Le projet de réédition des anciens Miroirs des Terres médianes réapparaît (avec des illustrations nouvelles par Florence Magnin et Rolland Barthelemy). 

La campagne de jdr Pax Elfica sort non seulement en roman mais aussi en bd. J'ai un peu peur que de nombreux joueurs soient spoilés des secrets avec tous ces médias. J'ai parlé des elfes pas si génériques de ce cadre. 

Deux jeux de rôle français vont sortir avec MJ optionnel : Terres Dragons (où les PJ politiciens dans un univers dirigé par les Dragons reçoivent les scénarios en combinant un jeu de cartes) et Shaan Chrysalis (qui lorgne encore plus vers le jeu de plateau narratif, j'ai l'impression). 

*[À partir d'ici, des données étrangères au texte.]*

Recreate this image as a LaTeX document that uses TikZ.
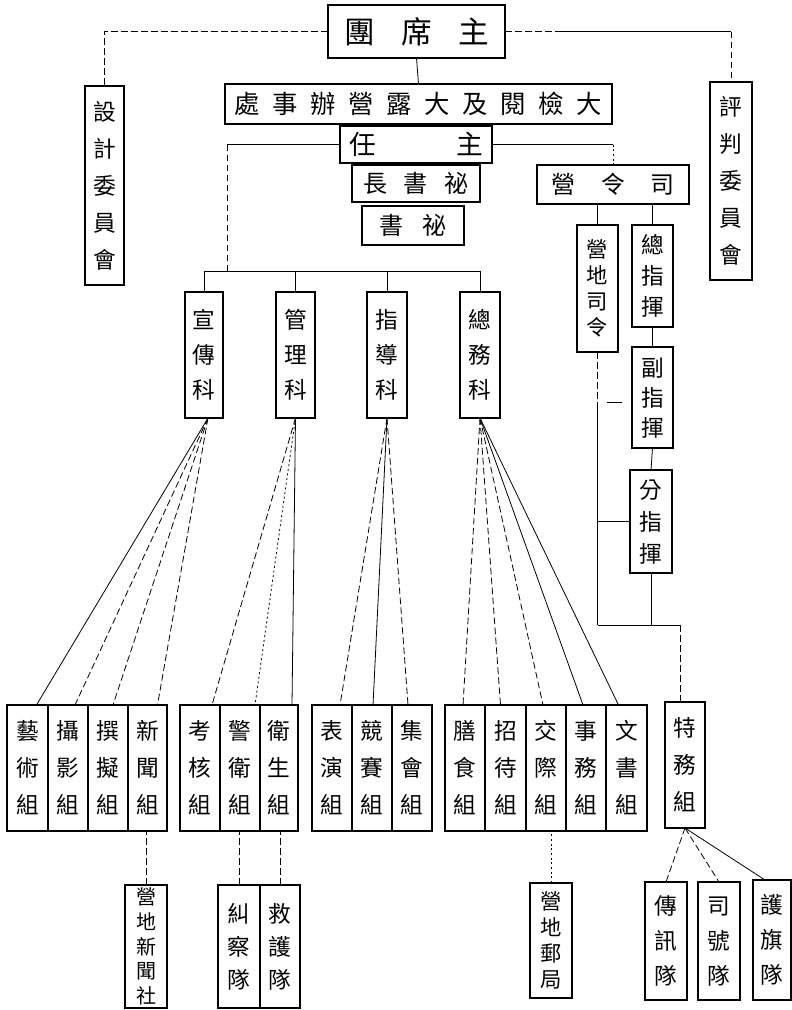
\documentclass[tikz,border=0pt]{standalone}
\usepackage{fontspec}
\newfontfamily\cjk{Noto Sans CJK TC}
\usetikzlibrary{calc}
\makeatletter
\newcommand\cjkstrut{\rule[-0.12em]{0pt}{1em}}
\newcommand\spreadtext[2]{\@tfor\sp@c:=#2\do{\makebox[#1]{\sp@c}}\cjkstrut}
\newcommand\vtext[1]{\vbox{\@tfor\sp@c:=#1\do{\hbox{\sp@c\cjkstrut}}}}
\makeatother
\newcommand\orgbox[7]{\node[box,#6,minimum width={(#4-#2)*0.75pt},minimum height={(#5-#3)*0.75pt}] (#1) at ({(#2+#4)/2},{(#3+#5)/2}) {#7};}
\begin{document}
\begin{tikzpicture}[x=0.75pt,y=-0.75pt,
  box/.style={draw, line width=1.4pt, inner sep=0pt, outer sep=0pt},
  ln/.style={line width=0.6pt},
  dl/.style={line width=0.6pt, dash pattern=on 5pt off 2.5pt},
  dt/.style={line width=0.6pt, dash pattern=on 1.5pt off 2pt},
  kf/.style={font=\cjk\fontsize{17}{26.25}\selectfont},
  gf/.style={font=\cjk\fontsize{17}{28}\selectfont}]
\useasboundingbox (0,0) rectangle (792,1010);

% top level
\orgbox{zxt}{328}{5}{505}{58}{font=\cjk\fontsize{23}{23}\selectfont}{\spreadtext{42.75pt}{團席主}}
\orgbox{sj}{85}{86}{124}{285}{font=\cjk\fontsize{17}{27.75}\selectfont}{\vtext{設計委員會}}
\orgbox{pp}{710}{82}{752}{280}{font=\cjk\fontsize{17}{27.75}\selectfont}{\vtext{評判委員會}}
\orgbox{dj}{225}{84}{612}{124}{font=\cjk\fontsize{19}{19}\selectfont}{\spreadtext{28.5pt}{處事辦營露大及閱檢大}}
\orgbox{zr}{340}{126}{492}{163}{font=\cjk\fontsize{20}{20}\selectfont}{任\hspace{60pt}主\cjkstrut}
\orgbox{msz}{352}{165}{480}{202}{font=\cjk\fontsize{18}{18}\selectfont}{\spreadtext{30.75pt}{長書祕}}
\orgbox{ms}{362}{206}{464}{245}{font=\cjk\fontsize{18}{18}\selectfont}{\spreadtext{32pt}{書祕}}
\orgbox{sly}{537}{165}{689}{204}{font=\cjk\fontsize{18}{18}\selectfont}{\spreadtext{37.5pt}{營令司}}

% sections
\orgbox{xc}{185}{292}{223}{418}{kf}{\vtext{宣傳科}}
\orgbox{gl}{276}{292}{315}{418}{kf}{\vtext{管理科}}
\orgbox{zd}{367}{292}{407}{418}{kf}{\vtext{指導科}}
\orgbox{zw}{460}{292}{500}{418}{kf}{\vtext{總務科}}

% camp command
\orgbox{ydsl}{577}{225}{618}{352}{font=\cjk\fontsize{16}{19.5}\selectfont}{\vtext{營地司令}}
\orgbox{zzh}{632}{225}{673}{327}{font=\cjk\fontsize{17}{23.25}\selectfont}{\vtext{總指揮}}
\orgbox{fzh}{632}{347}{673}{448}{font=\cjk\fontsize{17}{22.5}\selectfont}{\vtext{副指揮}}
\orgbox{fen}{630}{470}{672}{573}{font=\cjk\fontsize{17}{24}\selectfont}{\vtext{分指揮}}

% groups
\orgbox{ys}{7}{705}{48}{831}{gf}{\vtext{藝術組}}
\orgbox{sy}{48}{705}{88}{831}{gf}{\vtext{攝影組}}
\orgbox{zn}{88}{705}{128}{831}{gf}{\vtext{撰擬組}}
\orgbox{xw}{128}{705}{167}{831}{gf}{\vtext{新聞組}}
\orgbox{kh}{180}{705}{220}{831}{gf}{\vtext{考核組}}
\orgbox{jw}{220}{705}{260}{831}{gf}{\vtext{警衛組}}
\orgbox{ws}{260}{705}{298}{831}{gf}{\vtext{衛生組}}
\orgbox{by}{312}{705}{352}{831}{gf}{\vtext{表演組}}
\orgbox{js}{352}{705}{392}{831}{gf}{\vtext{競賽組}}
\orgbox{jh}{392}{705}{432}{831}{gf}{\vtext{集會組}}
\orgbox{ss}{445}{705}{485}{831}{gf}{\vtext{膳食組}}
\orgbox{zd2}{485}{705}{526}{831}{gf}{\vtext{招待組}}
\orgbox{jj}{526}{705}{566}{831}{gf}{\vtext{交際組}}
\orgbox{sw}{566}{705}{606}{831}{gf}{\vtext{事務組}}
\orgbox{wsz}{606}{705}{647}{831}{gf}{\vtext{文書組}}
\orgbox{tw}{665}{702}{705}{828}{gf}{\vtext{特務組}}

% bottom units
\orgbox{xws}{125}{885}{167}{1008}{font=\cjk\fontsize{15}{18.5}\selectfont}{\vtext{營地新聞社}}
\orgbox{jc}{218}{885}{260}{1008}{font=\cjk\fontsize{17}{24.75}\selectfont}{\vtext{糾察隊}}
\orgbox{jh2}{260}{885}{300}{1008}{font=\cjk\fontsize{17}{24.75}\selectfont}{\vtext{救護隊}}
\orgbox{yj}{530}{883}{572}{998}{font=\cjk\fontsize{16}{19.5}\selectfont}{\vtext{營地郵局}}
\orgbox{cx}{645}{882}{687}{1000}{font=\cjk\fontsize{17}{26}\selectfont}{\vtext{傳訊隊}}
\orgbox{sh}{698}{882}{740}{1000}{font=\cjk\fontsize{17}{26}\selectfont}{\vtext{司號隊}}
\orgbox{hq}{753}{880}{791}{1000}{font=\cjk\fontsize{17}{26}\selectfont}{\vtext{護旗隊}}

% top connectors
\coordinate (sc) at (sj.north |- zxt.west);
\draw[dl] (zxt.west) -- (sc) -- (sj.north);
\coordinate (pm) at (555,31.5);
\coordinate (pc) at (pp.north |- zxt.east);
\draw[dl] (zxt.east) -- (pm);
\draw[ln] (pm) -- (pc);
\draw[dl] (pc) -- (pp.north);
\draw[ln] (zxt.south) -- (dj.north);

% from 主任
\coordinate (kl) at (227,271);
\draw[ln] (zr.west) -- (zr.west -| kl);
\draw[dl] (zr.west -| kl) -- (kl);
\draw[ln] (xc.north |- kl) -- (zw.north |- kl);
\foreach \n in {xc,gl,zd,zw} \draw[ln] (\n.north) -- (\n.north |- kl);
\coordinate (rc) at (sly.north |- zr.east);
\draw[ln] (zr.east) -- (rc);
\draw[dt] (rc) -- (sly.north);

% command chain
\draw[ln] (ydsl.north) -- (ydsl.north |- sly.south);
\draw[ln] (zzh.north) -- (zzh.north |- sly.south);
\draw[ln] (zzh.south) -- (fzh.north);
\draw[ln] (fzh.south) -- (fen.north);
\coordinate (yb) at (ydsl.south |- 0,625);
\coordinate (ym) at (ydsl.south |- 0,405);
\draw[dl] (ydsl.south) -- (ym);
\draw[ln] (ym) -- (yb);
\coordinate (t1) at (607,402);
\draw[ln] (t1) -- ++(15,0);
\draw[ln] (fen.west) -- (fen.west -| yb);
\draw[ln] (fen.south) -- (fen.south |- yb);
\coordinate (tb) at (680,625);
\draw[ln] (yb) -- (tb);
\draw[dl] (tb) -- (tb |- tw.north);

% fans
\draw[ln] ($(xc.south)+(4,0)$) -- ($(ys.north)+(9,0)$);
\draw[dl] ($(xc.south)+(4,0)$) -- ($(sy.north)+(7,0)$);
\draw[dl] ($(xc.south)+(4,0)$) -- ($(zn.north)+(5,0)$);
\draw[dl] ($(xc.south)+(4,0)$) -- ($(xw.north)+(10,0)$);

\draw[dl] (gl.south) -- ($(kh.north)+(12,0)$);
\draw[dt] (gl.south) -- ($(jw.north)+(15,0)$);
\draw[ln] (gl.south) -- ($(ws.north)+(13,0)$);

\draw[dl] (zd.south) -- ($(by.north)+(8,0)$);
\draw[ln] (zd.south) -- ($(js.north)+(1,0)$);
\draw[dl] (zd.south) -- ($(jh.north)+(-4,0)$);

\draw[dl] (zw.south) -- ($(ss.north)+(-2,0)$);
\draw[dl] (zw.south) -- ($(zd2.north)+(-5,0)$);
\draw[dl] (zw.south) -- ($(jj.north)+(-3,0)$);
\draw[ln] (zw.south) -- ($(sw.north)+(-3,0)$);
\draw[ln] (zw.south) -- ($(wsz.north)+(-8,0)$);

% lower links
\draw[dl] (xws.north) -- (xws.north |- xw.south);
\draw[dl] (jc.north) -- (jc.north |- jw.south);
\draw[dl] (jh2.north) -- (jh2.north |- ws.south);
\draw[dt] (yj.north) -- (yj.north |- jj.south);
\draw[dl] (tw.south) -- (cx.north);
\draw[dl] (tw.south) -- (sh.north);
\draw[ln] (tw.south) -- ($(hq.north)+(-7,0)$);
\end{tikzpicture}
\end{document}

Les Chroniques de Vaelran (chez Odonata) est un jeu qui mélange medfan habituel et Révolution des Lumières (les PJ sont tous des publicistes militants). 

Dossier (p. 16-29) : Un long retour illustré sur le colloque de Metz sur les 50 ans du JdR. 

Recensions plus longues (30-69) : Against the Darkmaster (une version légèrement "dé-tolkiénisée" de l'ancien MERP pour jouer l'atmosphère sans la Licence - j'aime bien l'idée qu'on commence par créer son "Rivendell", son petit village qui résiste encore et toujours au Seigneur du Mal), Maléfices (4e édition), Tylestel (j'ai parlé des dieux de Tylestel), Nothingness (j'avais décrit une édition antérieure il y a une douzaine d'années), Blade Runner RPG, City of Mist

Scénarios

 Medium Aevum : Un voyage vers la Terre Sainte. Cela semble donc être plus une introduction pour aller ensuite y jouer. 

 Hawkmoon : Un scénario de 20 pages sur des Résistants dans les Montagnes. 

 D&D : Un court donjon "De Larmes et de Rouille" sur une intrigue dans une mine. 

Inspi : Utiliser le manga sur le Japon médiéval Hell's Paradise Jigokuraku de Yuji Kaku. 

Aspirine : Florent Martin analyse en quoi les prétendus "RPG" vidéos peuvent finir par se rapprocher des jeux-de-rôle-avec-plusieurs-humains-autour-d'une table.